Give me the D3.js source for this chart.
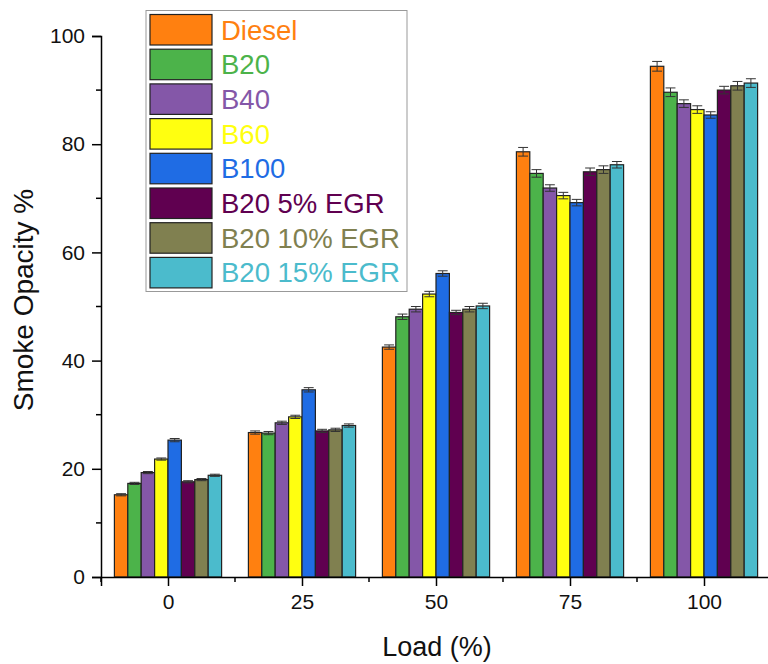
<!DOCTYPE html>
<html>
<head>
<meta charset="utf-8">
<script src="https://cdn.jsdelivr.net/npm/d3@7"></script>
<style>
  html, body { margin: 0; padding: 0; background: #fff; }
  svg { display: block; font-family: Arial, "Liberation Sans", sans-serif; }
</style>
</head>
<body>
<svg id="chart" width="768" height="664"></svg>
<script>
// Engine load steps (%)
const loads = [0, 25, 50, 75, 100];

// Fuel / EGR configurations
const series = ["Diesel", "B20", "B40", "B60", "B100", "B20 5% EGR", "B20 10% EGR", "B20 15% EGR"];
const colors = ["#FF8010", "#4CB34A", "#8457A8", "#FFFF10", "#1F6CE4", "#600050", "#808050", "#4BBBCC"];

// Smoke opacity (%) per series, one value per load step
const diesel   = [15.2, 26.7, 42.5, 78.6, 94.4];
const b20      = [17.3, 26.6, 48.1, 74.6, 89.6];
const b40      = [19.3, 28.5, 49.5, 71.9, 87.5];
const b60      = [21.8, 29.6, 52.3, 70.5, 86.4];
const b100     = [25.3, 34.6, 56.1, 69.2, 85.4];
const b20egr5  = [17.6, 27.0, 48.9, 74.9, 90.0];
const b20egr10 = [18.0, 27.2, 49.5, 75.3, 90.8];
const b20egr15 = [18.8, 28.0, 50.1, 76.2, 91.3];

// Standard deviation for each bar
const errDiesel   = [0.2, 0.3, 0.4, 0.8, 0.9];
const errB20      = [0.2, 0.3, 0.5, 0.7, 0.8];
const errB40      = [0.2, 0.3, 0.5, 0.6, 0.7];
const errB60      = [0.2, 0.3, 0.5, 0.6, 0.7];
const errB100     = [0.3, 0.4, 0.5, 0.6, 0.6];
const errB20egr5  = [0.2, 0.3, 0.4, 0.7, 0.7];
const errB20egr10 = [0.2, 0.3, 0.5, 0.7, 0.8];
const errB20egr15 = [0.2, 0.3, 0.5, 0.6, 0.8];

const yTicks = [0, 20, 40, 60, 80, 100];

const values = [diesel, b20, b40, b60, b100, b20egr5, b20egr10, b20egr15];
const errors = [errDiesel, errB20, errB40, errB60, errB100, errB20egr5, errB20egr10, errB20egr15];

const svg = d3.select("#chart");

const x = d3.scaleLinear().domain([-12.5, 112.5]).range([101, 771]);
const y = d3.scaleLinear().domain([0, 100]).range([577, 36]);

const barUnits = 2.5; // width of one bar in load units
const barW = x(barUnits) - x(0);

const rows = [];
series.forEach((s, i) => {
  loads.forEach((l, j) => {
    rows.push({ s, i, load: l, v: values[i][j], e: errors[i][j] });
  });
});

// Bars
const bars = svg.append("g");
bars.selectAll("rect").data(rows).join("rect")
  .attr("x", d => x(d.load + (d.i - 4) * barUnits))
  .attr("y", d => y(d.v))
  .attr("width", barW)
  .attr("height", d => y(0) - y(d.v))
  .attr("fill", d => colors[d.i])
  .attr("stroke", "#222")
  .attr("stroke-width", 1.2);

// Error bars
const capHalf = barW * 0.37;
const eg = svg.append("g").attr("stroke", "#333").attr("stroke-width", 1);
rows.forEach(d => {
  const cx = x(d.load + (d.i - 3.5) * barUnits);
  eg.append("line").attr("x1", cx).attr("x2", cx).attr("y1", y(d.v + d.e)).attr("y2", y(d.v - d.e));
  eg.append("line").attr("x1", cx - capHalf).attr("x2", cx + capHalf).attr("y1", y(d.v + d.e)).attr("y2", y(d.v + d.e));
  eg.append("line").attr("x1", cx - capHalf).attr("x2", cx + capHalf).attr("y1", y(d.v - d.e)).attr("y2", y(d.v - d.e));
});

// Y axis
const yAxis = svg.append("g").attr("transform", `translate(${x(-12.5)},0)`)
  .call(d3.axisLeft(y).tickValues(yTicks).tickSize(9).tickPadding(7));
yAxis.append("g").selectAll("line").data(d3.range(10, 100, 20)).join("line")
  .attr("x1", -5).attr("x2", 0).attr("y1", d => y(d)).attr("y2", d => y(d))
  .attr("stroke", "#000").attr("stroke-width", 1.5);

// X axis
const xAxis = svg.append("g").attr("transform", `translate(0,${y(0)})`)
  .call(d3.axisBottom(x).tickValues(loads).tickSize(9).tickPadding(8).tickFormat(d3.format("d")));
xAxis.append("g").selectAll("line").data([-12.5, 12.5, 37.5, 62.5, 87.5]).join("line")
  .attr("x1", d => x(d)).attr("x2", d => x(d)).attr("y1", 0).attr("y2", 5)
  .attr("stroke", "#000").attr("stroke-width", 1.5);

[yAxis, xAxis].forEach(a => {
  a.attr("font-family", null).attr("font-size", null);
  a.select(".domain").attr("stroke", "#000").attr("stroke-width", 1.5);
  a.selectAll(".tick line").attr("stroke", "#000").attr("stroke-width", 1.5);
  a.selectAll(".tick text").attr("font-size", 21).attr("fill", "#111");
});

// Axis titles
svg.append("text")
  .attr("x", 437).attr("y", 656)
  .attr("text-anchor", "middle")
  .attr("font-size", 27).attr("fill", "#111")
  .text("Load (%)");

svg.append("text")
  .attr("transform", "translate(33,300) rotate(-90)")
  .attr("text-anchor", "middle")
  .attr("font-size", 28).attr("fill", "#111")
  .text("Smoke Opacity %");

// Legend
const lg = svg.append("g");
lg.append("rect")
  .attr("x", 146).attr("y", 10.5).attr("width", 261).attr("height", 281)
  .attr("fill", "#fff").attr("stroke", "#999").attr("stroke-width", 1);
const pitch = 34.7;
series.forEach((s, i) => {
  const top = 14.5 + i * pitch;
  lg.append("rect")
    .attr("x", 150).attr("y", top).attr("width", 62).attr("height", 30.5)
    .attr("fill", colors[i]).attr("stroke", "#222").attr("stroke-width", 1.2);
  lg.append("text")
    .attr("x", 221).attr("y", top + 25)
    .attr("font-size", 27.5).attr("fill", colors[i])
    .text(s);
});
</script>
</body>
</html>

REQUIREMENT:
Give every line above again exactly, with no pictures.

RESULT:
Give me the D3.js source for this chart.
<!DOCTYPE html>
<html>
<head>
<meta charset="utf-8">
<script src="https://cdn.jsdelivr.net/npm/d3@7"></script>
<style>
  html, body { margin: 0; padding: 0; background: #fff; }
  svg { display: block; font-family: Arial, "Liberation Sans", sans-serif; }
</style>
</head>
<body>
<svg id="chart" width="768" height="664"></svg>
<script>
// Engine load steps (%)
const loads = [0, 25, 50, 75, 100];

// Fuel / EGR configurations
const series = ["Diesel", "B20", "B40", "B60", "B100", "B20 5% EGR", "B20 10% EGR", "B20 15% EGR"];
const colors = ["#FF8010", "#4CB34A", "#8457A8", "#FFFF10", "#1F6CE4", "#600050", "#808050", "#4BBBCC"];

// Smoke opacity (%) per series, one value per load step
const diesel   = [15.2, 26.7, 42.5, 78.6, 94.4];
const b20      = [17.3, 26.6, 48.1, 74.6, 89.6];
const b40      = [19.3, 28.5, 49.5, 71.9, 87.5];
const b60      = [21.8, 29.6, 52.3, 70.5, 86.4];
const b100     = [25.3, 34.6, 56.1, 69.2, 85.4];
const b20egr5  = [17.6, 27.0, 48.9, 74.9, 90.0];
const b20egr10 = [18.0, 27.2, 49.5, 75.3, 90.8];
const b20egr15 = [18.8, 28.0, 50.1, 76.2, 91.3];

// Standard deviation for each bar
const errDiesel   = [0.2, 0.3, 0.4, 0.8, 0.9];
const errB20      = [0.2, 0.3, 0.5, 0.7, 0.8];
const errB40      = [0.2, 0.3, 0.5, 0.6, 0.7];
const errB60      = [0.2, 0.3, 0.5, 0.6, 0.7];
const errB100     = [0.3, 0.4, 0.5, 0.6, 0.6];
const errB20egr5  = [0.2, 0.3, 0.4, 0.7, 0.7];
const errB20egr10 = [0.2, 0.3, 0.5, 0.7, 0.8];
const errB20egr15 = [0.2, 0.3, 0.5, 0.6, 0.8];

const yTicks = [0, 20, 40, 60, 80, 100];

const values = [diesel, b20, b40, b60, b100, b20egr5, b20egr10, b20egr15];
const errors = [errDiesel, errB20, errB40, errB60, errB100, errB20egr5, errB20egr10, errB20egr15];

const svg = d3.select("#chart");

const x = d3.scaleLinear().domain([-12.5, 112.5]).range([101, 771]);
const y = d3.scaleLinear().domain([0, 100]).range([577, 36]);

const barUnits = 2.5; // width of one bar in load units
const barW = x(barUnits) - x(0);

const rows = [];
series.forEach((s, i) => {
  loads.forEach((l, j) => {
    rows.push({ s, i, load: l, v: values[i][j], e: errors[i][j] });
  });
});

// Bars
const bars = svg.append("g");
bars.selectAll("rect").data(rows).join("rect")
  .attr("x", d => x(d.load + (d.i - 4) * barUnits))
  .attr("y", d => y(d.v))
  .attr("width", barW)
  .attr("height", d => y(0) - y(d.v))
  .attr("fill", d => colors[d.i])
  .attr("stroke", "#222")
  .attr("stroke-width", 1.2);

// Error bars
const capHalf = barW * 0.37;
const eg = svg.append("g").attr("stroke", "#333").attr("stroke-width", 1);
rows.forEach(d => {
  const cx = x(d.load + (d.i - 3.5) * barUnits);
  eg.append("line").attr("x1", cx).attr("x2", cx).attr("y1", y(d.v + d.e)).attr("y2", y(d.v - d.e));
  eg.append("line").attr("x1", cx - capHalf).attr("x2", cx + capHalf).attr("y1", y(d.v + d.e)).attr("y2", y(d.v + d.e));
  eg.append("line").attr("x1", cx - capHalf).attr("x2", cx + capHalf).attr("y1", y(d.v - d.e)).attr("y2", y(d.v - d.e));
});

// Y axis
const yAxis = svg.append("g").attr("transform", `translate(${x(-12.5)},0)`)
  .call(d3.axisLeft(y).tickValues(yTicks).tickSize(9).tickPadding(7));
yAxis.append("g").selectAll("line").data(d3.range(10, 100, 20)).join("line")
  .attr("x1", -5).attr("x2", 0).attr("y1", d => y(d)).attr("y2", d => y(d))
  .attr("stroke", "#000").attr("stroke-width", 1.5);

// X axis
const xAxis = svg.append("g").attr("transform", `translate(0,${y(0)})`)
  .call(d3.axisBottom(x).tickValues(loads).tickSize(9).tickPadding(8).tickFormat(d3.format("d")));
xAxis.append("g").selectAll("line").data([-12.5, 12.5, 37.5, 62.5, 87.5]).join("line")
  .attr("x1", d => x(d)).attr("x2", d => x(d)).attr("y1", 0).attr("y2", 5)
  .attr("stroke", "#000").attr("stroke-width", 1.5);

[yAxis, xAxis].forEach(a => {
  a.attr("font-family", null).attr("font-size", null);
  a.select(".domain").attr("stroke", "#000").attr("stroke-width", 1.5);
  a.selectAll(".tick line").attr("stroke", "#000").attr("stroke-width", 1.5);
  a.selectAll(".tick text").attr("font-size", 21).attr("fill", "#111");
});

// Axis titles
svg.append("text")
  .attr("x", 437).attr("y", 656)
  .attr("text-anchor", "middle")
  .attr("font-size", 27).attr("fill", "#111")
  .text("Load (%)");

svg.append("text")
  .attr("transform", "translate(33,300) rotate(-90)")
  .attr("text-anchor", "middle")
  .attr("font-size", 28).attr("fill", "#111")
  .text("Smoke Opacity %");

// Legend
const lg = svg.append("g");
lg.append("rect")
  .attr("x", 146).attr("y", 10.5).attr("width", 261).attr("height", 281)
  .attr("fill", "#fff").attr("stroke", "#999").attr("stroke-width", 1);
const pitch = 34.7;
series.forEach((s, i) => {
  const top = 14.5 + i * pitch;
  lg.append("rect")
    .attr("x", 150).attr("y", top).attr("width", 62).attr("height", 30.5)
    .attr("fill", colors[i]).attr("stroke", "#222").attr("stroke-width", 1.2);
  lg.append("text")
    .attr("x", 221).attr("y", top + 25)
    .attr("font-size", 27.5).attr("fill", colors[i])
    .text(s);
});
</script>
</body>
</html>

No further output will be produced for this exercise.